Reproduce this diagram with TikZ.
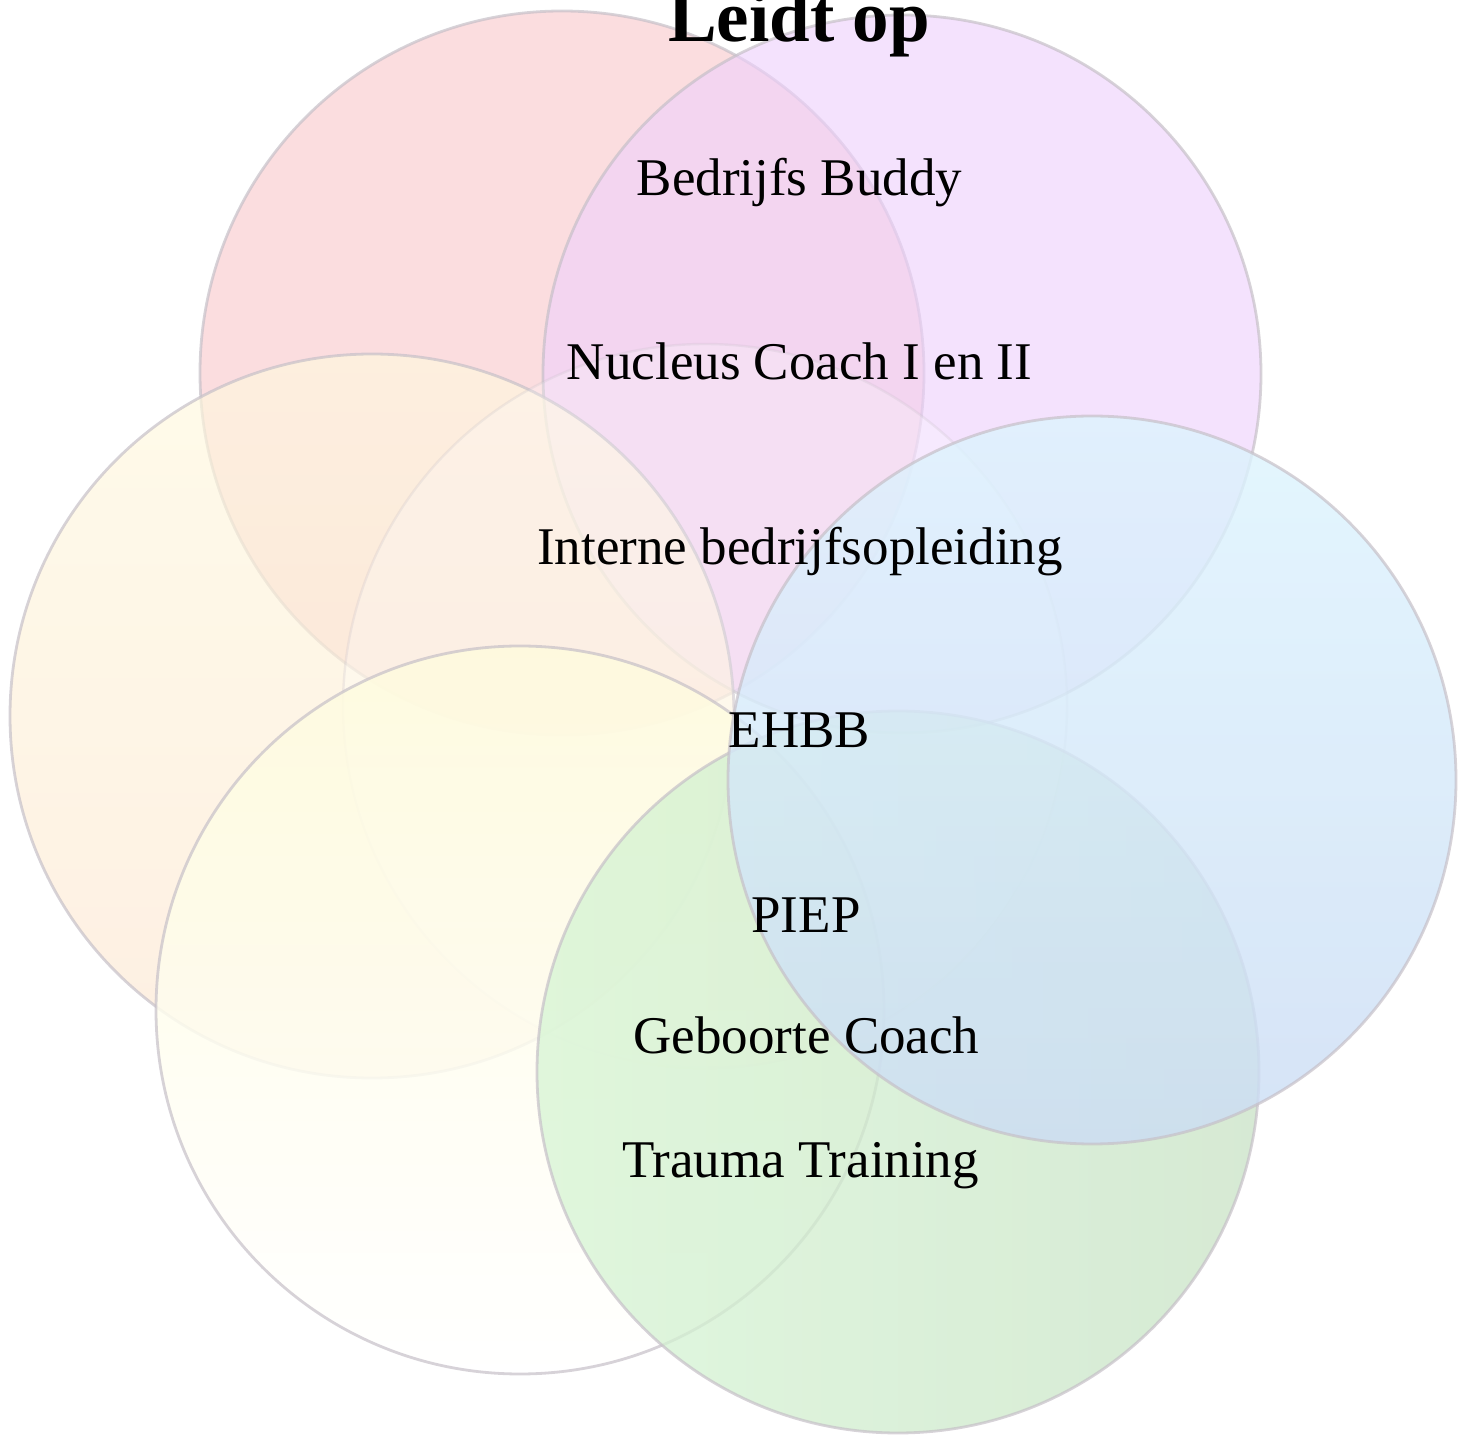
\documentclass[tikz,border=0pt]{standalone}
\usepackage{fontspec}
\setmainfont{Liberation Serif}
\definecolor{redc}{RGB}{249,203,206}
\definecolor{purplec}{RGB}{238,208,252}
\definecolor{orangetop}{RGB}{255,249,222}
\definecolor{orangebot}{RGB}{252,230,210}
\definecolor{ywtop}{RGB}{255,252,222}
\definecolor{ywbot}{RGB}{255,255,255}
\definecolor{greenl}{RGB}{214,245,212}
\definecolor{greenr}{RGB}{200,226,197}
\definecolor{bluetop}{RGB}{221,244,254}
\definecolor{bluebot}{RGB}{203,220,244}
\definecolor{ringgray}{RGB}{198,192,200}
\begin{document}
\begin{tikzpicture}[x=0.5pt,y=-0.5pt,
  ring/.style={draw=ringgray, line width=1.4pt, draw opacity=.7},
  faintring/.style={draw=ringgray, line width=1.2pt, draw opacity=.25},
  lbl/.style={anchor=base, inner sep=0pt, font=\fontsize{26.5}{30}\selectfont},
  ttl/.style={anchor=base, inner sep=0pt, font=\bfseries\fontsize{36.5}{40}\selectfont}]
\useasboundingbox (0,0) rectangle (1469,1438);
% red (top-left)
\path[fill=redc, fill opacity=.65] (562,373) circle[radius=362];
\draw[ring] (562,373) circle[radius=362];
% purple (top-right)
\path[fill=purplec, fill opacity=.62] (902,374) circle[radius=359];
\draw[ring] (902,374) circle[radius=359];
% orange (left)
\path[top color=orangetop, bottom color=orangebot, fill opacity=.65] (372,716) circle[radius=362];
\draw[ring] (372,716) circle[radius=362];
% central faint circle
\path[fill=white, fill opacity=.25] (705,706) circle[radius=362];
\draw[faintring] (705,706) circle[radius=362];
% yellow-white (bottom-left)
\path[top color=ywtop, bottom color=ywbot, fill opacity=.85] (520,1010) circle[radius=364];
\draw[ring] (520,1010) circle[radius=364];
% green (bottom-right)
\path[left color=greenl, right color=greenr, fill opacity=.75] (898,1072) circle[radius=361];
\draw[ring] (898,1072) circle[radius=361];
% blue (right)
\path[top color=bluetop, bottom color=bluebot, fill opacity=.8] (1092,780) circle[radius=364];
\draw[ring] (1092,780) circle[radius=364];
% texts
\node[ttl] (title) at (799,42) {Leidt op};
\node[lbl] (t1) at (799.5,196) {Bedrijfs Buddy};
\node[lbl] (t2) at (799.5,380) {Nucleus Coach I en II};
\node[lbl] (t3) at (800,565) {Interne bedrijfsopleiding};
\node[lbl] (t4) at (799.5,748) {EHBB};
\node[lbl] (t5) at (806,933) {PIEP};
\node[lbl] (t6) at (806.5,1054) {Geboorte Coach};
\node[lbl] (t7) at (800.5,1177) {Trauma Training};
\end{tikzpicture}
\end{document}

▸ **WHAT YOU NEED TO DO**
Do not include the images; transcribe the rest of the listing exactly.

▸ **SOLUTION TO THE PROBLEM**
Reproduce this diagram with TikZ.
\documentclass[tikz,border=0pt]{standalone}
\usepackage{fontspec}
\setmainfont{Liberation Serif}
\definecolor{redc}{RGB}{249,203,206}
\definecolor{purplec}{RGB}{238,208,252}
\definecolor{orangetop}{RGB}{255,249,222}
\definecolor{orangebot}{RGB}{252,230,210}
\definecolor{ywtop}{RGB}{255,252,222}
\definecolor{ywbot}{RGB}{255,255,255}
\definecolor{greenl}{RGB}{214,245,212}
\definecolor{greenr}{RGB}{200,226,197}
\definecolor{bluetop}{RGB}{221,244,254}
\definecolor{bluebot}{RGB}{203,220,244}
\definecolor{ringgray}{RGB}{198,192,200}
\begin{document}
\begin{tikzpicture}[x=0.5pt,y=-0.5pt,
  ring/.style={draw=ringgray, line width=1.4pt, draw opacity=.7},
  faintring/.style={draw=ringgray, line width=1.2pt, draw opacity=.25},
  lbl/.style={anchor=base, inner sep=0pt, font=\fontsize{26.5}{30}\selectfont},
  ttl/.style={anchor=base, inner sep=0pt, font=\bfseries\fontsize{36.5}{40}\selectfont}]
\useasboundingbox (0,0) rectangle (1469,1438);
% red (top-left)
\path[fill=redc, fill opacity=.65] (562,373) circle[radius=362];
\draw[ring] (562,373) circle[radius=362];
% purple (top-right)
\path[fill=purplec, fill opacity=.62] (902,374) circle[radius=359];
\draw[ring] (902,374) circle[radius=359];
% orange (left)
\path[top color=orangetop, bottom color=orangebot, fill opacity=.65] (372,716) circle[radius=362];
\draw[ring] (372,716) circle[radius=362];
% central faint circle
\path[fill=white, fill opacity=.25] (705,706) circle[radius=362];
\draw[faintring] (705,706) circle[radius=362];
% yellow-white (bottom-left)
\path[top color=ywtop, bottom color=ywbot, fill opacity=.85] (520,1010) circle[radius=364];
\draw[ring] (520,1010) circle[radius=364];
% green (bottom-right)
\path[left color=greenl, right color=greenr, fill opacity=.75] (898,1072) circle[radius=361];
\draw[ring] (898,1072) circle[radius=361];
% blue (right)
\path[top color=bluetop, bottom color=bluebot, fill opacity=.8] (1092,780) circle[radius=364];
\draw[ring] (1092,780) circle[radius=364];
% texts
\node[ttl] (title) at (799,42) {Leidt op};
\node[lbl] (t1) at (799.5,196) {Bedrijfs Buddy};
\node[lbl] (t2) at (799.5,380) {Nucleus Coach I en II};
\node[lbl] (t3) at (800,565) {Interne bedrijfsopleiding};
\node[lbl] (t4) at (799.5,748) {EHBB};
\node[lbl] (t5) at (806,933) {PIEP};
\node[lbl] (t6) at (806.5,1054) {Geboorte Coach};
\node[lbl] (t7) at (800.5,1177) {Trauma Training};
\end{tikzpicture}
\end{document}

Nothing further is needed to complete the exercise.